Dans les pays africains, en revanche, tout reste à faire. L'entreprise de Corronsac va fournir le procédé VEGX200 (photo) qu'elle a développé et le matériel nécessaire, comme ses bacs séparateurs de graisses BAGT. Trois autres partenaires sont engagés dans le projet au Sénégal : S3D Ingénierie à Nantes, un bureau d'études spécialisé dans la valorisation énergétique des déchets et les carburants alternatifs, la « Carmausine de récupération », dans le Tarn, dont le métier est la collecte d'huiles usagées, et qui servira de modèle au projet. Une startup complète le tour de table. Elle développe une application pour smartphone baptisée « Teoola » qui permettra la mise en relation des différents acteurs de la future filière.

Car « sans collecte, pas de valorisation, précise Hugues de La Bardonnie. Il faut des gens qui mettent de l'huile dans des bidons, d'autres qui les récupèrent en camion et les apportent à la future installation qui deviendra à terme propriété de la commune de Rufisque. »

Une énergie renouvelable

Le biocarburant produit alimentera principalement des moteurs qui vont générer de l'électricité. Le lieu lui-même n'a pas été choisi au hasard : « On est dans une zone industrielle où on va pouvoir faire circuler des camions et utiliser l'huile. La commune de Rufisque mettra à disposition le terrain et le personnel. » L'électricité sera produite sur les sites existants, l'huile sera un combustible additionnel.

L'usage de cette technologie permettra de réaliser des économies d'énergie, de réduire le rejet de CO2, et une réduction du coût de gestion de la commune. L'impact environnemental est également très important, argumente M. de La Bardonnie : « Ces huiles recyclées, c'est une énergie renouvelable, moins polluante et moins chère que le fioul. Et comme elle est produite sur place, elle va rémunérer des gens localement plutôt qu'acheter du pétrole qui va coûter à la collectivité. De plus, ces huiles ont déjà servi une première fois, c'est donc la deuxième vie des huiles de friture. Cela évite aussi que ces déchets soient rejetés dans la nature. En les valorisant, on évite une pollution. »

La collecte aura lieu avec l'aide de groupements de femmes pour lesquelles cette activité constituera un appoint de revenu ou une rémunération sous forme d'huile neuve utilisable en cuisine. Le projet aura donc aussi un impact sur la santé.

Un démarrage dès 2023

Le dossier de Rufisque a mûri pendant plus d'un an jusqu'à cette opportunité d'aide financière. Présenté à l'été 2022, il a donc obtenu en fin d'année l'une des six aides distribuées par l'État français dans le cadre de son appel à projets « Plan de résilience » promouvant des solutions innovantes pour l'autonomie énergétique dans les pays en développement.

« Ces aides sont destinées au rayonnement de la France, précise M. de La Bardonnie. L'idée est que cette filière fonctionne sur le long terme et perdure.

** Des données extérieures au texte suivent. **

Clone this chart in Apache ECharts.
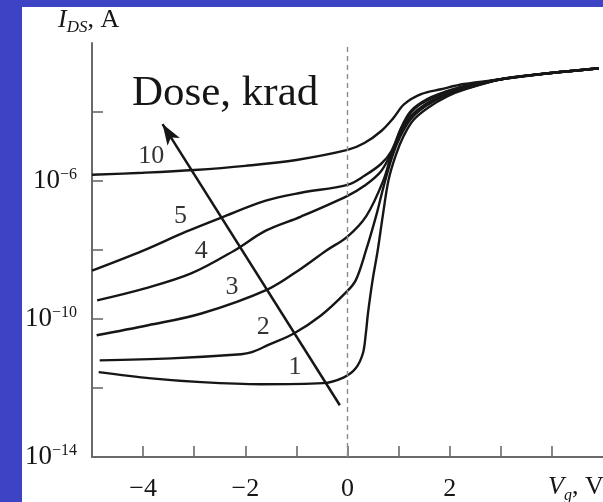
<!DOCTYPE html>
<html><head><meta charset="utf-8">
<script src="https://cdn.jsdelivr.net/npm/echarts@6/dist/echarts.min.js"></script>
<style>
html,body{margin:0;padding:0;width:603px;height:502px;background:#3c43c4;overflow:hidden;}
#c{position:absolute;left:22px;top:7px;width:581px;height:495px;background:#fff;}
</style></head><body><div id="c"></div>
<script>
// ---- Data (Vg in volts, log10 of I_DS in amperes) ----
const xTickValues = [-4, -3, -2, -1, 0, 1, 2, 3, 4];
const xLabelValues = [-4, -2, 0, 2];
const yTickValues = [-12, -10, -8, -6, -4];
const yLabelValues = [-14, -10, -6];

const doseNames = ['1', '2', '3', '4', '5', '10'];

const vg1 = [-4.87, -3.84, -2.86, -1.69, -0.48, -0.07, 0.16, 0.30, 0.36, 0.40, 0.49, 0.59, 0.69, 0.80, 0.94, 1.10, 1.29, 1.59, 1.96, 2.27, 3.00, 3.98, 4.92];
const logI1 = [-11.54, -11.72, -11.83, -11.89, -11.86, -11.69, -11.43, -11.00, -10.40, -9.84, -8.88, -8.02, -7.01, -5.99, -5.27, -4.69, -4.23, -3.86, -3.54, -3.36, -3.05, -2.87, -2.73];

const vg2 = [-4.85, -3.45, -2.08, -1.89, -1.56, -1.05, -0.52, -0.03, 0.16, 0.36, 0.56, 0.71, 0.88, 1.04, 1.24, 1.53, 1.92, 2.27, 3.00, 3.98, 4.92];
const logI2 = [-11.20, -11.14, -11.02, -10.97, -10.76, -10.42, -9.90, -9.23, -8.88, -8.02, -7.01, -6.14, -5.27, -4.69, -4.20, -3.83, -3.51, -3.34, -3.05, -2.87, -2.73];

const vg3 = [-4.91, -3.90, -2.86, -1.56, -0.91, -0.42, 0.00, 0.37, 0.70, 0.88, 1.05, 1.24, 1.53, 1.92, 2.27, 3.00, 3.98, 4.92];
const logI3 = [-10.47, -10.18, -9.84, -9.14, -8.54, -8.02, -7.61, -7.01, -5.99, -5.13, -4.55, -4.12, -3.77, -3.48, -3.31, -3.05, -2.87, -2.73];

const vg4 = [-4.90, -3.98, -3.06, -2.22, -1.60, -0.91, 0.00, 0.33, 0.66, 0.90, 1.09, 1.31, 1.62, 2.27, 3.00, 3.98, 4.92];
const logI4 = [-9.46, -9.12, -8.68, -8.02, -7.44, -7.03, -6.43, -6.14, -5.71, -5.04, -4.35, -3.91, -3.62, -3.28, -3.05, -2.87, -2.73];

const vg5 = [-5.00, -4.00, -3.16, -2.47, -1.60, -0.91, 0.00, 0.33, 0.66, 0.86, 1.05, 1.24, 1.57, 1.96, 2.27, 3.00, 3.98, 4.92];
const logI5 = [-8.60, -8.02, -7.47, -7.06, -6.57, -6.34, -6.11, -5.85, -5.50, -5.13, -4.46, -3.97, -3.62, -3.39, -3.25, -3.05, -2.87, -2.73];

const vg10 = [-5.00, -4.00, -3.00, -2.00, -1.00, 0.00, 0.33, 0.66, 0.90, 1.11, 1.44, 1.83, 2.28, 3.00, 3.98, 4.92];
const logI10 = [-5.82, -5.76, -5.68, -5.56, -5.39, -5.10, -4.90, -4.55, -4.17, -3.77, -3.48, -3.34, -3.19, -3.05, -2.87, -2.73];

// curve label anchors (data coordinates)
const labelVg = [-1.03, -1.65, -2.26, -2.86, -3.27, -3.84];
const labelLogI = [-11.40, -10.24, -9.09, -8.02, -7.03, -5.27];

// dose arrow (tail, tip) in data coordinates
const arrowVg = [-0.15, -3.62];
const arrowLogI = [-12.50, -4.35];

// ---- Chart ----
const FONT = '"Liberation Serif","Times New Roman",serif';
const INK = '#161616';
const AXIS = '#6a6a6a';

const vgList = [vg1, vg2, vg3, vg4, vg5, vg10];
const iList = [logI1, logI2, logI3, logI4, logI5, logI10];
function pairs(xs, ys) { return xs.map((x, i) => [x, ys[i]]); }
function minusText(v) { return v < 0 ? '\u2212' + Math.abs(v) : String(v); }

const series = doseNames.map((name, k) => ({
  name: 'Dose ' + name,
  type: 'line',
  data: pairs(vgList[k], iList[k]),
  smooth: 0.35,
  symbol: 'none',
  silent: true,
  lineStyle: { color: INK, width: 2.4 },
  z: 3
}));

series.push({
  type: 'line', data: [], silent: true, z: 1,
  markLine: {
    silent: true, symbol: 'none', animation: false,
    label: { show: false },
    lineStyle: { type: [5, 4], color: '#8c8c8c', width: 1.4 },
    data: [{ xAxis: 0 }]
  }
});

series.push({
  type: 'line', data: [], silent: true, z: 4,
  markLine: {
    silent: true, animation: false,
    symbol: ['none', 'arrow'], symbolSize: [11, 21],
    label: { show: false },
    itemStyle: { color: INK },
    lineStyle: { type: 'solid', color: INK, width: 2.5 },
    data: [[{ coord: [arrowVg[0], arrowLogI[0]] }, { coord: [arrowVg[1], arrowLogI[1]] }]]
  }
});

series.push({
  type: 'scatter', silent: true, z: 5,
  symbolSize: 0,
  itemStyle: { color: INK },
  data: labelVg.map((x, i) => [x, labelLogI[i]]),
  label: {
    show: true, position: 'inside',
    formatter: p => doseNames[p.dataIndex],
    fontFamily: FONT, fontSize: 26, color: '#000', textBorderWidth: 0
  }
});

const chart = echarts.init(document.getElementById('c'), null, { renderer: 'canvas' });
chart.setOption({
  animation: false,
  backgroundColor: '#ffffff',
  grid: { left: 68, top: 36, right: 0, bottom: 45, containLabel: false },
  xAxis: {
    type: 'value', min: -5, max: 5, interval: 1,
    axisLine: { show: true, onZero: false, lineStyle: { color: AXIS, width: 2 } },
    axisTick: { show: true, inside: true, length: 11, customValues: xTickValues, lineStyle: { color: AXIS, width: 1.6 } },
    axisLabel: { customValues: xLabelValues, formatter: minusText, fontFamily: FONT, fontSize: 26, color: INK, margin: 19 },
    splitLine: { show: false }
  },
  yAxis: {
    type: 'value', min: -14, max: -2, interval: 2,
    axisLine: { show: true, onZero: false, lineStyle: { color: AXIS, width: 2 } },
    axisTick: { show: true, inside: true, length: 11, customValues: yTickValues, lineStyle: { color: AXIS, width: 1.6 } },
    axisLabel: {
      customValues: yLabelValues, margin: 15,
      formatter: v => '{b|10}{s|\u2212' + Math.abs(v) + '}',
      rich: {
        b: { fontFamily: FONT, fontSize: 27, color: INK, lineHeight: 28 },
        s: { fontFamily: FONT, fontSize: 16, color: INK, lineHeight: 16, verticalAlign: 'top' }
      }
    },
    splitLine: { show: false }
  },
  graphic: [
    {
      type: 'text', x: 36, y: 13, silent: true,
      style: {
        text: '{i|I}{s|DS}{n|, A}', align: 'left', verticalAlign: 'middle',
        rich: {
          i: { fontFamily: FONT, fontStyle: 'italic', fontSize: 26, fill: INK, lineHeight: 32 },
          s: { fontFamily: FONT, fontStyle: 'italic', fontSize: 17, fill: INK, lineHeight: 17, verticalAlign: 'bottom' },
          n: { fontFamily: FONT, fontSize: 26, fill: INK, lineHeight: 32 }
        }
      }
    },
    {
      type: 'text', x: 526, y: 480, silent: true,
      style: {
        text: '{v|V}{s|g}{n|, V}', align: 'left', verticalAlign: 'middle',
        rich: {
          v: { fontFamily: FONT, fontStyle: 'italic', fontSize: 26, fill: INK, lineHeight: 34 },
          s: { fontFamily: FONT, fontStyle: 'italic', fontSize: 16, fill: INK, lineHeight: 16, verticalAlign: 'bottom' },
          n: { fontFamily: FONT, fontSize: 26, fill: INK, lineHeight: 34 }
        }
      }
    },
    {
      type: 'text', x: 110, y: 87, silent: true,
      style: { text: 'Dose, krad', fontFamily: FONT, fontSize: 43, fill: INK, align: 'left', verticalAlign: 'middle' }
    }
  ],
  series: series
});
</script></body></html>
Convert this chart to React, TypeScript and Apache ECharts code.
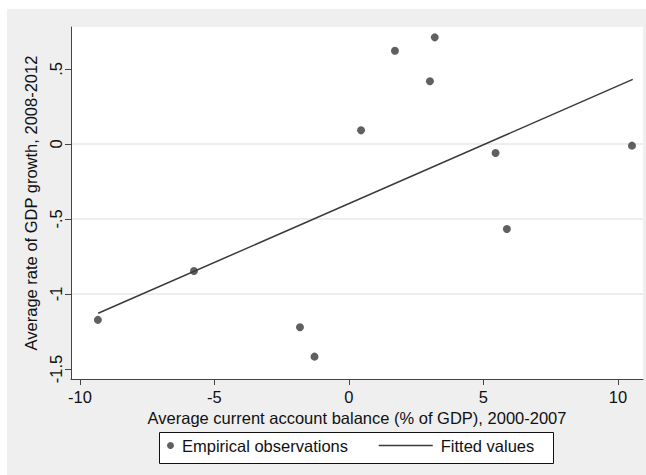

Au bout de la phase pilote (qui doit durer 15 mois, ndlr), nous espérons collecter 20 tonnes d'huile par mois, sachant qu'à terme, l'installation est dimensionnée pour en recevoir trois fois plus. Ce tonnage sera atteint après trois à cinq ans de fonctionnement.»

La collecte démarrera en juin pour constituer un stock suffisant lors du démarrage de l'installation prévu lui en décembre. Elle commencera sur la commune de Rufisque et doit être étendue peu à peu à l'agglomération autour de Dakar. Dans tout le Sénégal, le gisement de ces déchets gras alimentaires est pour sa part estimé à 20.000 tonnes chaque année, ce qui signifie qu'un certain nombre de projets d'autres centres de collecte et de valorisation pourront être réalisés dans le pays et aussi dans les pays limitrophes.

« Développement Durable » : une SARL en mode startup

Mise en lumière grâce à ce projet au Sénégal, une première pour elle hors d'Europe, l'entreprise a choisi dès ses débuts de se consacrer à la valorisation des huiles et graisses alimentaires usées. La société emploie cinq personnes à Corronsac. Depuis sa création en 2004, elle est spécialisée dans ce secteur spécifique de la valorisation des déchets gras alimentaires. « C'est l'ADN de l'entreprise, affirme M. de La Bardonnie, C'est une niche, et nous travaillons avec la plupart des petites et moyennes entreprises françaises dans ce secteur. » Hugues de La Bardonnie, soixante ans, né à Cahors et diplômé de l'école d'ingénieurs Ensiaset de Toulouse dans le domaine du génie des procédés industriels, est passé par le ministère de l'Environnement et l'agence de l'Eau avant de créer sa société. Parmi ses clients, on citera « Allo à l'huile », une entreprise qui collecte dans toute la France des huiles usagées, ou encore l'entreprise Rios à Villarcayo en Espagne, important producteur de boudins qui alimente depuis huit ans sa chaudière vapeur à partir de graisses rejetées à l'égout.